▸ Data lines
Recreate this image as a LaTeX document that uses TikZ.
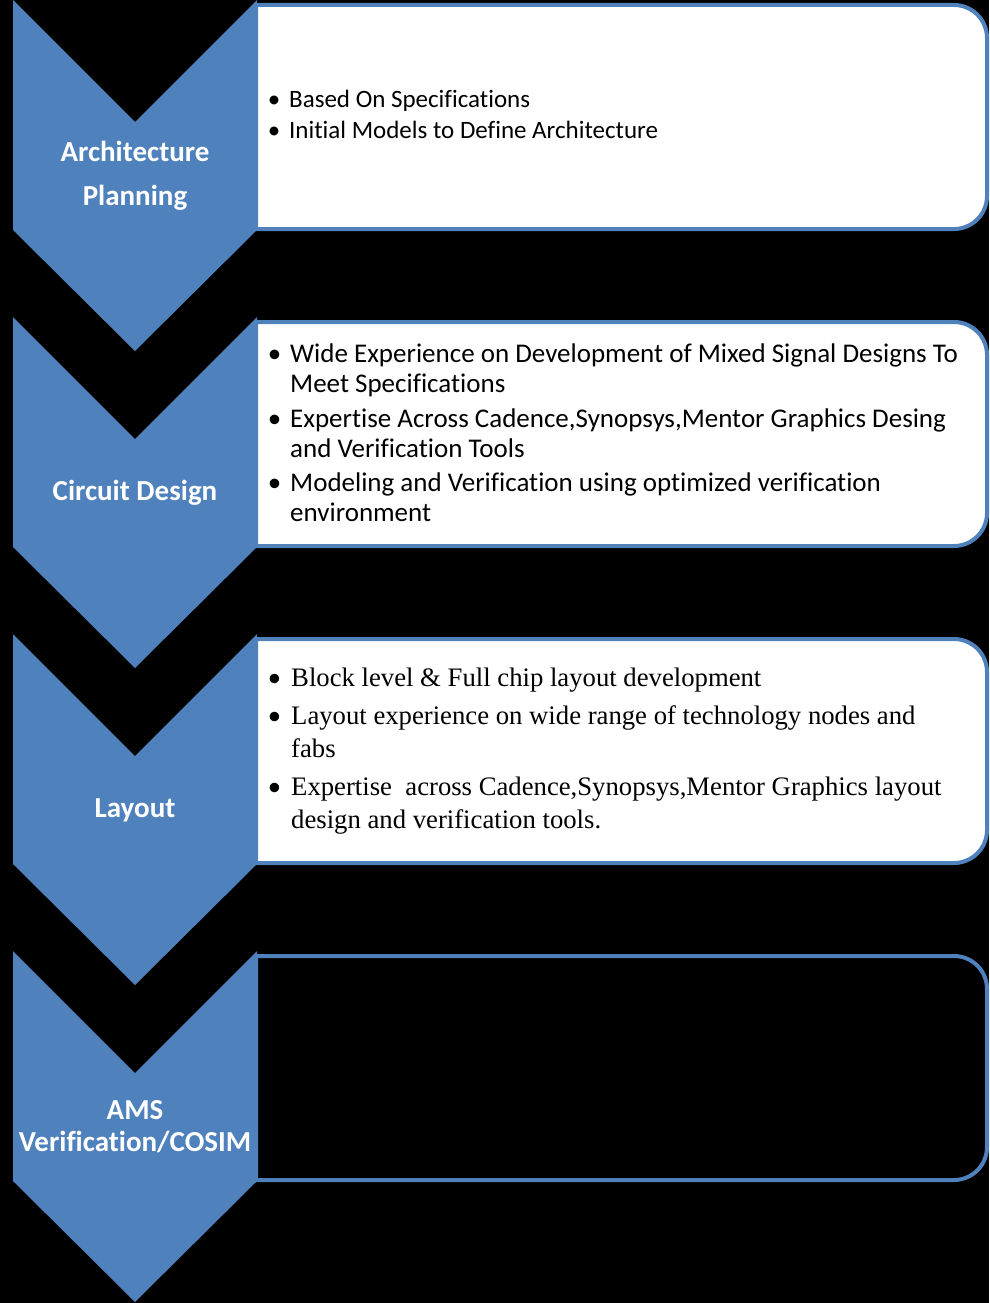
\documentclass[tikz,border=0pt]{standalone}
\usepackage{fontspec}
\setmainfont{Carlito}[Ligatures={NoCommon}]
\newfontfamily\carl{Carlito}
\newfontfamily\serifx{Liberation Serif}[Ligatures={NoCommon}]
\definecolor{chev}{RGB}{79,129,189}
\newcommand\bul{\llap{•\hspace{9pt}}}
\newcommand\bulS{\llap{{\carl •}\hspace{10pt}}}
\begin{document}
\begin{tikzpicture}[x=1pt,y=1pt,
  boxline/.style={draw=chev, line width=4pt},
  chevfill/.style={fill=chev},
  tA/.style={anchor=base west, inner sep=0pt, font=\fontsize{25}{29}\selectfont},
  tB/.style={anchor=base west, inner sep=0pt, font=\fontsize{27}{31}\selectfont},
  tC/.style={anchor=base west, inner sep=0pt, font=\serifx\fontsize{26.7}{31}\selectfont},
  lab/.style={text=white, inner sep=0pt, align=center, font=\bfseries\fontsize{29}{32}\selectfont}]
\fill[black] (0,0) rectangle (989,-1303);
\useasboundingbox (0,0) rectangle (989,-1303);
% boxes
\foreach \t/\f in {0/white,317/white,634/white,951/black}{
  \begin{scope}[shift={(0,-\t)}]
    \draw[boxline, fill=\f] (256,-5) -- (954,-5) arc[start angle=90,end angle=0,radius=33]
      -- (987,-196) arc[start angle=0,end angle=-90,radius=33] -- (256,-229) -- cycle;
  \end{scope}
}
% chevrons
\foreach \t in {0,317,634,951}{
  \begin{scope}[shift={(0,-\t)}]
    \fill[chevfill] (13,0) -- (135,-122) -- (257,0) -- (257,-230) -- (135,-351) -- (13,-230) -- cycle;
  \end{scope}
}
% chevron labels
\node[lab, font=\bfseries\fontsize{29}{44}\selectfont] (l1) at (135,-176) {Architecture\\Planning};
\node[lab] (l2) at (135,-493) {Circuit Design};
\node[lab] (l3) at (135,-810) {Layout};
\node[lab] (l4) at (135,-1127) {AMS\\Verification/COSIM};
% box 1
\node[tA] (a1) at (289,-108) {\bul Based On Specifications};
\node[tA] (a2) at (289,-139) {\bul Initial Models to Define Architecture};
% box 2
\node[tB] (b1) at (290,-362) {\bul Wide Experience on Development of Mixed Signal Designs To};
\node[tB] (b2) at (290,-392) {Meet Specifications};
\node[tB] (b3) at (290,-427) {\bul Expertise Across Cadence,Synopsys,Mentor Graphics Desing};
\node[tB] (b4) at (290,-457) {and Verification Tools};
\node[tB] (b5) at (290,-491) {\bul Modeling and Verification using optimized verification};
\node[tB] (b6) at (290,-521) {environment};
% box 3
\node[tC] (c1) at (291,-686) {\bulS Block level \& Full chip layout development};
\node[tC] (c2) at (291,-724) {\bulS Layout experience on wide range of technology nodes and};
\node[tC] (c3) at (291,-757) {fabs};
\node[tC] (c4) at (291,-795) {\bulS Expertise\ \ across Cadence,Synopsys,Mentor Graphics layout};
\node[tC] (c5) at (291,-828) {design and verification tools.};
\end{tikzpicture}
\end{document}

▸ Requirements
Write the listing out a second time exactly, dropping all images.

▸ Response for this exercise
Recreate this image as a LaTeX document that uses TikZ.
\documentclass[tikz,border=0pt]{standalone}
\usepackage{fontspec}
\setmainfont{Carlito}[Ligatures={NoCommon}]
\newfontfamily\carl{Carlito}
\newfontfamily\serifx{Liberation Serif}[Ligatures={NoCommon}]
\definecolor{chev}{RGB}{79,129,189}
\newcommand\bul{\llap{•\hspace{9pt}}}
\newcommand\bulS{\llap{{\carl •}\hspace{10pt}}}
\begin{document}
\begin{tikzpicture}[x=1pt,y=1pt,
  boxline/.style={draw=chev, line width=4pt},
  chevfill/.style={fill=chev},
  tA/.style={anchor=base west, inner sep=0pt, font=\fontsize{25}{29}\selectfont},
  tB/.style={anchor=base west, inner sep=0pt, font=\fontsize{27}{31}\selectfont},
  tC/.style={anchor=base west, inner sep=0pt, font=\serifx\fontsize{26.7}{31}\selectfont},
  lab/.style={text=white, inner sep=0pt, align=center, font=\bfseries\fontsize{29}{32}\selectfont}]
\fill[black] (0,0) rectangle (989,-1303);
\useasboundingbox (0,0) rectangle (989,-1303);
% boxes
\foreach \t/\f in {0/white,317/white,634/white,951/black}{
  \begin{scope}[shift={(0,-\t)}]
    \draw[boxline, fill=\f] (256,-5) -- (954,-5) arc[start angle=90,end angle=0,radius=33]
      -- (987,-196) arc[start angle=0,end angle=-90,radius=33] -- (256,-229) -- cycle;
  \end{scope}
}
% chevrons
\foreach \t in {0,317,634,951}{
  \begin{scope}[shift={(0,-\t)}]
    \fill[chevfill] (13,0) -- (135,-122) -- (257,0) -- (257,-230) -- (135,-351) -- (13,-230) -- cycle;
  \end{scope}
}
% chevron labels
\node[lab, font=\bfseries\fontsize{29}{44}\selectfont] (l1) at (135,-176) {Architecture\\Planning};
\node[lab] (l2) at (135,-493) {Circuit Design};
\node[lab] (l3) at (135,-810) {Layout};
\node[lab] (l4) at (135,-1127) {AMS\\Verification/COSIM};
% box 1
\node[tA] (a1) at (289,-108) {\bul Based On Specifications};
\node[tA] (a2) at (289,-139) {\bul Initial Models to Define Architecture};
% box 2
\node[tB] (b1) at (290,-362) {\bul Wide Experience on Development of Mixed Signal Designs To};
\node[tB] (b2) at (290,-392) {Meet Specifications};
\node[tB] (b3) at (290,-427) {\bul Expertise Across Cadence,Synopsys,Mentor Graphics Desing};
\node[tB] (b4) at (290,-457) {and Verification Tools};
\node[tB] (b5) at (290,-491) {\bul Modeling and Verification using optimized verification};
\node[tB] (b6) at (290,-521) {environment};
% box 3
\node[tC] (c1) at (291,-686) {\bulS Block level \& Full chip layout development};
\node[tC] (c2) at (291,-724) {\bulS Layout experience on wide range of technology nodes and};
\node[tC] (c3) at (291,-757) {fabs};
\node[tC] (c4) at (291,-795) {\bulS Expertise\ \ across Cadence,Synopsys,Mentor Graphics layout};
\node[tC] (c5) at (291,-828) {design and verification tools.};
\end{tikzpicture}
\end{document}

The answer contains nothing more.